Sheikh Ahmed, the chairman of Dubai's Supreme Fiscal Committee, offered a positive outlook, telling reporters he was confident Dubai could repay its debts, including US$4.52 billion (Dh16.6bn) that comes due this quarter. For developers, sitting in plush leather seats at the stands and in the corridors, discussion focused on whether property prices had reached the bottom and the obstacles preventing buyers from coming back into the market.
"Everyone has been having difficulties," said Dr Wan Hasni, adviser in charge at the Tanmiyat Group. "It is showing the difference between the men and the boys. Those that are still here are the real developers." Developers and buyers were both being more prudent about investments, Dr Hasni said. Around the centre, the two largest stands belonged to Aldar Properties, which exhibited photographs of progress on projects such as Yas Island and had a DJ playing music, and Meydan, which is building a racetrack and development in the desert outside Dubai.
Angola made a big splash with a stand displaying models of massive developments underway. "Unlike Dubai, Angola has growing demand for housing," said Raul Silva, the chief executive of the investment arm of Ridge Solutions, the biggest developer in the south-west African country. "We are looking for strategic investment partners." Several developers said the most important element to a recovery was delivery of high-quality homes, buildings and services.
"The biggest challenge today is the customer appetite," said Khalid al Malik, the group chief executive officer of Dubai Properties Group. "Before, that appetite was driven by speculators. Now it's a different beast. You have to be careful with the product design. This is reshaping the companies in Dubai." Dubai Properties Group, the newly created property division of Dubai Holding, would focus on delivering five developments this year while the rest of its projects were "under review", he said.
"We haven't terminated or cancelled any project as of this point," Mr al Malik said. "Our portfolio is very large and we are reviewing projects we haven't launched." Mr Trump said the regulation of visas was a crucial concern.

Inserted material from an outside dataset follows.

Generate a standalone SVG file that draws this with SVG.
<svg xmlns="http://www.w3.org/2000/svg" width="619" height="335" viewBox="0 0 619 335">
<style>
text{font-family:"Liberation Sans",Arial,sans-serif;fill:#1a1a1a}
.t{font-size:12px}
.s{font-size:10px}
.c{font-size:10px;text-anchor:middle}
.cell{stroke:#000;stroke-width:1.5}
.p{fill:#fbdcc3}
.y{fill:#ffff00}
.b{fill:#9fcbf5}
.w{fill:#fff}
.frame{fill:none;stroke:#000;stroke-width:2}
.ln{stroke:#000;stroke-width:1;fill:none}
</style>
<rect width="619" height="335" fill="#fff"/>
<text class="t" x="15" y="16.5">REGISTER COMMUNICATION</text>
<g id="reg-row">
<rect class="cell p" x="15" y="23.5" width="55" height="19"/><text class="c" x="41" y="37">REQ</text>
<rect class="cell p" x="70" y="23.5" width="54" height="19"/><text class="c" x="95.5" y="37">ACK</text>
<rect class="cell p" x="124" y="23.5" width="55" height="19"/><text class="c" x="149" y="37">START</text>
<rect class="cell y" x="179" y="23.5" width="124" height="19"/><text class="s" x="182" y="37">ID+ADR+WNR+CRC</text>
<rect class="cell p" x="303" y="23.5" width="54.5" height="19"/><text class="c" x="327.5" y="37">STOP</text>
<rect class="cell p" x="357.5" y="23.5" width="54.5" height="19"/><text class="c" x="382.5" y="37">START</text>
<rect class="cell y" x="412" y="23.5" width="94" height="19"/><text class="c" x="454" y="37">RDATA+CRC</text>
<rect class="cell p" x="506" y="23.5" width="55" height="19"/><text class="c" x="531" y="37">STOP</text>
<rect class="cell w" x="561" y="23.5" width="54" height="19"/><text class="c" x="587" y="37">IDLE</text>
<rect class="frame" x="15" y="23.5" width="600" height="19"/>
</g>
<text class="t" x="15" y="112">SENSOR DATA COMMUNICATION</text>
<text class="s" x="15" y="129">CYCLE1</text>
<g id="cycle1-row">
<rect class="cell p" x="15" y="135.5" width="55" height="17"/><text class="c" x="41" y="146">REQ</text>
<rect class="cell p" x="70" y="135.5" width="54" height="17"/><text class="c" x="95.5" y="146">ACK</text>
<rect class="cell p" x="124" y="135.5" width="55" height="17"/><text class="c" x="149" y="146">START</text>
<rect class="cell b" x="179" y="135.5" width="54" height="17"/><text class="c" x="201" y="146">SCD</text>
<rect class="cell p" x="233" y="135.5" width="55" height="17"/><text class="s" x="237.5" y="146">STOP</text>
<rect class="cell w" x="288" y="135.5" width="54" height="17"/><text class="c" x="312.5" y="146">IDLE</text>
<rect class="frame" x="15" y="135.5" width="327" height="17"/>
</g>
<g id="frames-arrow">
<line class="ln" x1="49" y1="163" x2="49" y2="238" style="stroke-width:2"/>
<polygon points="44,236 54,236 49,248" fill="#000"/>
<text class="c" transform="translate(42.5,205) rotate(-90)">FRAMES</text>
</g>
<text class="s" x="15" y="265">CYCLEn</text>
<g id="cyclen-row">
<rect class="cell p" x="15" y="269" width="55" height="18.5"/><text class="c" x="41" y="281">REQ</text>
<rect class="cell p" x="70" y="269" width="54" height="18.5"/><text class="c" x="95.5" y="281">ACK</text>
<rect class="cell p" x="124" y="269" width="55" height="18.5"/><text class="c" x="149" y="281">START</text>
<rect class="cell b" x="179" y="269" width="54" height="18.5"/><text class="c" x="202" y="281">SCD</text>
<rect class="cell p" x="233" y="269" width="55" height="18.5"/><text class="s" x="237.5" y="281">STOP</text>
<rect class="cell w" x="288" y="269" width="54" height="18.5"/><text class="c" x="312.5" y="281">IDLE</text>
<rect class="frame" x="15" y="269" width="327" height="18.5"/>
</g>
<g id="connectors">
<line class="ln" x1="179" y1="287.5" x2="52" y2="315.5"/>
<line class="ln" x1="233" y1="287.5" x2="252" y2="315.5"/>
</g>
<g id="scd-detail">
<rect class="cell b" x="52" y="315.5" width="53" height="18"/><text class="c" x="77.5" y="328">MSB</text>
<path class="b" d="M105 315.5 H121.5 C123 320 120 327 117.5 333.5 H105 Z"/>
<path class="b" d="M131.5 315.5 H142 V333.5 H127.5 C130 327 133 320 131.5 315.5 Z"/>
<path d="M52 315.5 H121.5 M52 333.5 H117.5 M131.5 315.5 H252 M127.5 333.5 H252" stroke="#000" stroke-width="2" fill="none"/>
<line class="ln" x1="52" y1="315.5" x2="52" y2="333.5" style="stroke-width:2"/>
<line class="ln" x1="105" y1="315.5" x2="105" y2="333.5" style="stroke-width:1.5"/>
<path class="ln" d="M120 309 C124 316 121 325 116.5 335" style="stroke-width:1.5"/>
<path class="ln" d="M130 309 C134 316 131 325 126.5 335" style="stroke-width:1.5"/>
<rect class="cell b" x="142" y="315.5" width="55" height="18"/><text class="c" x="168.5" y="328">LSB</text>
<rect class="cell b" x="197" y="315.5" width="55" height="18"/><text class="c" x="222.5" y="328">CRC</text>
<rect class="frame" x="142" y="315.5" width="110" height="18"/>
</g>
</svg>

The system of cancelling visas for people who were laid off was "ostracising the same people who took the leap to come here". "You should be welcoming these people," he said. "If you throw them out, they are not likely to come back in six months when you need them."
In the back of one of the halls at the exhibition centre was Meraas Development, a new government-controlled property developer that emerged last year to announce a mammoth Dh350bn project called Jumeirah Gardens. As the property market worsened, it receded from view, only to make its official return yesterday. Sina al Kazim, a senior executive at the company, said Meraas was focusing on infrastructure near subway stops and developing villas on islands off the coast of Satwa and Al Wasl in Dubai.